Could it be that the gut churning spectacle of footballers celebrating a goal in a squirm of thrashing bodies that would make a nest of sexed-up adders look tame is to blame? The spectacle of sportsman hugging and kissing or uttering threats to eat their opponents babies isn’t destined to bring a measured glow of accomplishment to the simple task of being the best on the day. If being the best is the only goal why has the pure sport of athletics now become the haven of muscle bound drug addicts - more wagons of drugs than chariots of fire? And why does the sport’s governing body, the IOC, rely on others to test for drugs and then complain that they haven’t the facilities to test every athlete. Surely the drugs curse would be illiminated if if was a fact that every athlete winning an event would be automatically drug tested? What would be the point of an athlete spending four years of drug enhanced build-up when he or she was aware that they could never win a medal? I guess it won’t be long before the analysists come up with a reason why the Olympic Team put up the best performance of any team from these shores for 80 years. And it won’t favour of the Brits.

Craig White stuck it to the legendary Brian Lara - first ball.

But none of this excuses the fact that the English find it hard to acknowledge a win, tested on the anvil of contemporary excellence, as their right. What is worse is that the denigration of ability seems to have now spread to the school environment. The breeding ground of the future in academia, commerce and sport. A few years ago British education was being pilloried for not being worthy of a first class nation. Now it is being claimed that educationalists have ‘dumbed-down’ examinations so that everyone can get a good result. Why can’t it just be that the kids are getting brighter and yesterday’s standards are no longer viable as a bench-mark?

So let’s forget the tedium of swamp-coverage of the Olympic Games in the media and revel in the gold medals we won rather than the mettle of the losers. Accept that when an English sportsman wins it is because he is better and not that the opposition is sub-standard. Most of all don’t let the cognoscenti spoil the glorious moment at the Oval when, after 31 years of humiliation, England beat the all-conquering West Indies.

It’s better to remember the blond Atherton, on balance and sharp eyed, meeting the mesmeric deliveries of Courtney Walsh and Curtly Ambrose and calmly distributing the ball around the ground. Blue eyed boy Dominic Cork’s enthusiasm for the game remains undiminished in spite of not always being number one with the selectors. And who will ever forget the stunned look on the face of Craig White when he bowled out the legendary Brian Lara first ball? Nasser Hussain has blamed the job of Captain on his poor showing with a bat but he has done whatever a Captain must do to produce a winning side . Now that is under his belt what glories will be his Down Under. The same excuse could be offered to Jimmy Adams but he probably wouldn’t take it. So far his prowess with a bat has kept the commentators speaking in hushed tones whenever he strode to the crease - until he found the bowling of the revitalised England team too hot for him to handle. What is wonderful about Andrew Caddick is the way he approaches his job. Calm, almost dour, until he gets a break and then his entire body seems to spasm in victory. The relief at the Oval when Curtly Ambrose got Michael Vaughan out for ten was palpable on the faces of the Windies team. And Darren Gough’s infectious smile would take even Ermenigilda’s eyes off the ball. The greatest joy watching the Tests this year was the positive attitude of the England side. They seemed to be having fun and that counts for a lot.

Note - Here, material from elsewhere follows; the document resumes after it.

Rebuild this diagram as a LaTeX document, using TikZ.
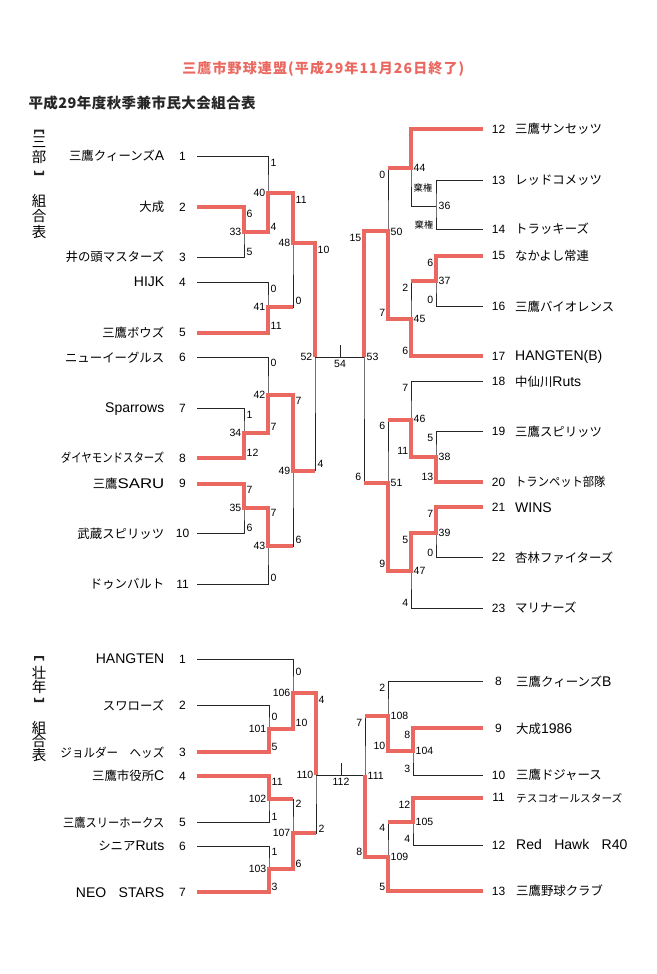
\documentclass[tikz,border=0pt]{standalone}
\usepackage{graphicx}
\usepackage{fontspec}
\setmainfont{Liberation Sans}
\newfontfamily\jpf{Noto Sans CJK JP}[Scale=0.886]
\newfontfamily\jpt{Noto Sans CJK JP}
\newcommand\JP[1]{{\jpf #1}}
\definecolor{rl}{RGB}{234,104,96}
\begin{document}
\begin{tikzpicture}[x=1pt,y=-1pt,
 bl/.style={draw=black!85,line width=0.9pt},
 rd/.style={draw=rl,line width=4pt},
 nm/.style={font=\fontsize{14}{14}\selectfont,inner sep=0,yshift=-4.8pt},
 num/.style={font=\fontsize{12}{12}\selectfont,inner sep=0},
 sc/.style={font=\fontsize{10.5}{10.5}\selectfont,inner sep=0},
 vt/.style={font=\fontsize{14.5}{14.5}\selectfont\jpt,inner sep=0},
 brk/.style={fill=black!85}]
\fill[white] (0,0) rectangle (656,974);
\useasboundingbox (0,0) rectangle (656,974);

% titles
\node[text=rl,inner sep=0,font=\fontsize{14}{14}\selectfont\jpt\bfseries\addfontfeature{LetterSpace=8}] (title) at (323.3,69) {三鷹市野球連盟(平成29年11月26日終了)};
\node[anchor=west,inner sep=0,text=black!85,font=\fontsize{14.5}{14.5}\selectfont\jpt\bfseries\addfontfeature{LetterSpace=3}] (sub) at (28.3,103) {平成29年度秋季兼市民大会組合表};

% vertical labels (brackets drawn as shapes)
\fill[brk] (34,129.5) -- (44,129.5) -- (44,134) -- (42.8,134) -- (42.4,131.6) -- (35.6,131.6) -- (35.2,134) -- (34,134) -- cycle;
\node[vt] (v2) at (39,142) {三};
\node[vt] (v3) at (39,157.5) {部};
\fill[brk] (34,175) -- (44,175) -- (44,170.5) -- (42.8,170.5) -- (42.4,172.9) -- (35.6,172.9) -- (35.2,170.5) -- (34,170.5) -- cycle;
\node[vt] (v5) at (39,201) {組};
\node[vt] (v6) at (39,216.5) {合};
\node[vt] (v7) at (39,231.5) {表};
\fill[brk] (34,656) -- (44,656) -- (44,660.5) -- (42.8,660.5) -- (42.4,658.1) -- (35.6,658.1) -- (35.2,660.5) -- (34,660.5) -- cycle;
\node[vt] (w2) at (39,672.5) {壮};
\node[vt] (w3) at (39,687) {年};
\fill[brk] (34,702) -- (44,702) -- (44,697.5) -- (42.8,697.5) -- (42.4,699.9) -- (35.6,699.9) -- (35.2,697.5) -- (34,697.5) -- cycle;
\node[vt] (w5) at (39,728) {組};
\node[vt] (w6) at (39,741.5) {合};
\node[vt] (w7) at (39,755) {表};

% teams
\foreach \y/\n/\t in {
156/1/{\JP{三鷹クィーンズ}A},
207/2/{\JP{大成}},
257/3/{\JP{井の頭マスターズ}},
282/4/{HIJK},
332.5/5/{\JP{三鷹ボウズ}},
357.5/6/{\JP{ニューイーグルス}},
408/7/{Sparrows},
458/8/{\scalebox{0.84}[1]{\JP{ダイヤモンドスターズ}}},
483.5/9/{\JP{三鷹}\scalebox{1.2}[1]{SARU}},
533.5/10/{\JP{武蔵スピリッツ}},
584/11/{\JP{ドゥンバルト}}}
{
 \node[nm,anchor=base east] (an\n) at (164.5,\y) {\t};
 \node[num] (ak\n) at (182.5,\y) {\n};
 \coordinate (a\n) at (197,\y);
}
\foreach \y/\n/\t in {
129/12/{\JP{三鷹サンセッツ}},
180/13/{\JP{レッドコメッツ}},
229/14/{\JP{トラッキーズ}},
255.5/15/{\JP{なかよし常連}},
306.5/16/{\JP{三鷹バイオレンス}},
356/17/{HANGTEN(B)},
381.5/18/{\JP{中仙川}Ruts},
431.5/19/{\JP{三鷹スピリッツ}},
482/20/{\scalebox{0.91}[1]{\JP{トランペット部隊}}},
507.3/21/{WINS},
557.7/22/{\JP{杏林ファイターズ}},
608/23/{\JP{マリナーズ}}}
{
 \node[nm,anchor=base west] (bn\n) at (515,\y) {\t};
 \node[num] (bk\n) at (498.5,\y) {\n};
 \coordinate (b\n) at (483,\y);
}
\foreach \y/\n/\t in {
659/1/{HANGTEN},
705.7/2/{\JP{スワローズ}},
752.3/3/{\scalebox{0.93}[1]{\JP{ジョルダー　ヘッズ}}},
776/4/{\JP{三鷹市役所}C},
822.7/5/{\scalebox{0.91}[1]{\JP{三鷹スリーホークス}}},
846/6/{\JP{シニア}Ruts},
892.3/7/{NEO\JP{　}STARS}}
{
 \node[nm,anchor=base east] (cn\n) at (164.5,\y) {\t};
 \node[num] (ck\n) at (182.5,\y) {\n};
 \coordinate (c\n) at (197,\y);
}
\foreach \y/\n/\t in {
681.7/8/{\JP{三鷹クィーンズ}B},
728.3/9/{\JP{大成}1986},
775/10/{\JP{三鷹ドジャース}},
797.7/11/{\scalebox{0.86}{\JP{テスコオールスターズ}}},
845/12/{Red\JP{　}Hawk\JP{　}R40},
891/13/{\JP{三鷹野球クラブ}}}
{
 \node[nm,anchor=base west] (dn\n) at (516,\y) {\t};
 \node[num] (dk\n) at (498.5,\y) {\n};
 \coordinate (d\n) at (483,\y);
}

% junctions
\coordinate (m33) at (244,231.5);
\coordinate (m40) at (268,193);
\coordinate (m41) at (268,307);
\coordinate (m48) at (293,243);
\coordinate (m52) at (315,357);
\coordinate (m42) at (268,394.5);
\coordinate (m34) at (244,432.5);
\coordinate (m49) at (293,470.5);
\coordinate (m35) at (244,508);
\coordinate (m43) at (268,546);
\coordinate (m53) at (364,357);
\coordinate (m36) at (436,206);
\coordinate (m44) at (411,168);
\coordinate (m37) at (436,281);
\coordinate (m45) at (411,319);
\coordinate (m50) at (388,231);
\coordinate (m46) at (411,419.5);
\coordinate (m38) at (436,457);
\coordinate (m39) at (436,532.5);
\coordinate (m47) at (411,570.7);
\coordinate (m51) at (388,482.7);
\coordinate (t54) at (340,345);
\coordinate (m101) at (269,728.5);
\coordinate (m106) at (293,693);
\coordinate (m102) at (269,799.3);
\coordinate (m103) at (269,869);
\coordinate (m107) at (293,833.3);
\coordinate (m110) at (316,775.3);
\coordinate (m104) at (413,751);
\coordinate (m108) at (388,716);
\coordinate (m105) at (413,822);
\coordinate (m109) at (388,857);
\coordinate (m111) at (365,775.3);
\coordinate (t112) at (341,763);

% black bracket
\draw[bl] (a2) -| (m33) |- (a3);
\draw[bl] (a1) -| (m40) |- (m33);
\draw[bl] (a4) -| (m41) |- (a5);
\draw[bl] (m40) -| (m48) |- (m41);
\draw[bl] (m48) -| (m52) |- (m49);
\draw[bl] (a6) -| (m42) |- (m34);
\draw[bl] (a7) -| (m34) |- (a8);
\draw[bl] (m42) -| (m49) |- (m43);
\draw[bl] (a9) -| (m35) |- (a10);
\draw[bl] (m35) -| (m43) |- (a11);
\draw[bl] (m52) -- (m53);
\draw[bl] (t54) -- (t54 |- m52);
\draw[bl] (b13) -| (m36) |- (b14);
\draw[bl] (b12) -| (m44) |- (m36);
\draw[bl] (b15) -| (m37) |- (b16);
\draw[bl] (m37) -| (m45) |- (b17);
\draw[bl] (m44) -| (m50) |- (m45);
\draw[bl] (b18) -| (m46) |- (m38);
\draw[bl] (b19) -| (m38) |- (b20);
\draw[bl] (b21) -| (m39) |- (b22);
\draw[bl] (m39) -| (m47) |- (b23);
\draw[bl] (m46) -| (m51) |- (m47);
\draw[bl] (m50) -| (m53) |- (m51);
\draw[bl] (c2) -| (m101) |- (c3);
\draw[bl] (c1) -| (m106) |- (m101);
\draw[bl] (c4) -| (m102) |- (c5);
\draw[bl] (c6) -| (m103) |- (c7);
\draw[bl] (m102) -| (m107) |- (m103);
\draw[bl] (m106) -| (m110) |- (m107);
\draw[bl] (d9) -| (m104) |- (d10);
\draw[bl] (d8) -| (m108) |- (m104);
\draw[bl] (d11) -| (m105) |- (d12);
\draw[bl] (m105) -| (m109) |- (d13);
\draw[bl] (m108) -| (m111) |- (m109);
\draw[bl] (m110) -- (m111);
\draw[bl] (t112) -- (t112 |- m110);

% red winner paths
\draw[rd] (a2) -| (m33) -| (m40) -| (m48) -| (m52);
\draw[rd] (a5) -| (m41) -- (m41 -| m48);
\draw[rd] (a8) -| (m34) -| (m42) -| (m49) -- (m49 -| m52);
\draw[rd] (a9) -| (m35) -| (m43) -- (m43 -| m49);
\draw[rd] (b12) -| (m44) -- (m44 -| m50);
\draw[rd] (b15) -| (m37) -- (m37 -| m45);
\draw[rd] (b17) -| (m45) -| (m50) -| (m53);
\draw[rd] (b20) -| (m38) -| (m46) -- (m46 -| m51);
\draw[rd] (b21) -| (m39) -| (m47) -| (m51) -- (m51 -| m53);
\draw[rd] (c3) -| (m101) -| (m106) -| (m110);
\draw[rd] (c4) -| (m102) -- (m102 -| m107);
\draw[rd] (c7) -| (m103) -| (m107) -- (m107 -| m110);
\draw[rd] (d9) -| (m104) -| (m108) -- (m108 -| m111);
\draw[rd] (d11) -| (m105) -- (m105 -| m109);
\draw[rd] (d13) -| (m109) -| (m111);

% score labels right of lines
\foreach \t/\xv/\y [count=\i] in {
1/268/163, 11/293/200, 6/244/214, 4/268/226.5, 10/315/250, 5/244/251.5, 0/268/288.7, 0/293/300.5, 11/268/326, 0/268/363.3, 7/293/401, 1/244/415, 7/268/426.7, 12/244/452.7, 4/315/464, 7/244/490, 7/268/513.3, 6/244/527.7, 6/293/540, 0/268/577.7,
44/411/167.7, {\JP{棄権}}/411/188.3, 36/436/206, 50/388/231.7, 37/436/281, 45/411/319.3, 53/364/356.7, 46/411/419.3, 38/436/457.3, 51/388/482.7, 39/436/532.7, 47/411/570.7,
0/293/671.7, 4/316/700, 0/269/717.3, 10/293/723.3, 5/269/746.7, 11/269/781.7, 2/293/804, 1/269/816.7, 2/316/829.3, 1/269/852.3, 6/293/864, 3/269/887.3,
108/388/716, 104/413/750.7, 111/365/775.5, 105/413/821.7, 109/388/856.7}
{ \node[sc,anchor=west] (sw\i) at (\xv+2.5,\y) {\t}; }
% score labels left of lines
\foreach \t/\xv/\y [count=\i] in {
40/268/192.5, 33/244/231.5, 48/293/243, 41/268/306.5, 52/315/357, 42/268/395, 34/244/432.7, 49/293/471, 35/244/507.7, 43/268/546,
0/388/175, {\JP{棄権}}/436/225, 15/364/238.3, 6/436/263.3, 2/411/288.3, 0/436/300, 7/388/313.3, 6/411/350.7, 7/411/388.3, 6/388/426, 5/436/438.3, 11/411/450.7, 13/436/476.7, 6/364/476.7, 7/436/514, 5/411/540, 0/436/552.7, 9/388/564, 4/411/602.7,
106/293/693.3, 101/269/729.3, 110/316/775, 102/269/799.3, 107/293/832.7, 103/269/869.3,
2/388/688.3, 7/365/722.7, 8/413/735, 10/388/746, 3/413/769.3, 12/413/805, 4/388/828.3, 4/413/839.3, 8/365/851.7, 5/388/886.7}
{ \node[sc,anchor=east] (se\i) at (\xv-2.5,\y) {\t}; }
\node[sc] (s54) at (340,363.5) {54};
\node[sc] (s112) at (341,781.7) {112};
\end{tikzpicture}
\end{document}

In December 1993 I wrote about Michael Atherton in Cricketer: So now - on with the Boy Wonder for the Windies series, A series which could send out a Boy and bring home a Hero. Or is it just another blood sacrifice?

Perhaps now the England teams of whatever sport will start to get a fair deal from the press-led public and instead of lamenting the skill of the opposition be loud in the praise of the English Victors. But I doubt it. And if that sounds a little xenophobic - I’m allowed. I’m a foreigner too.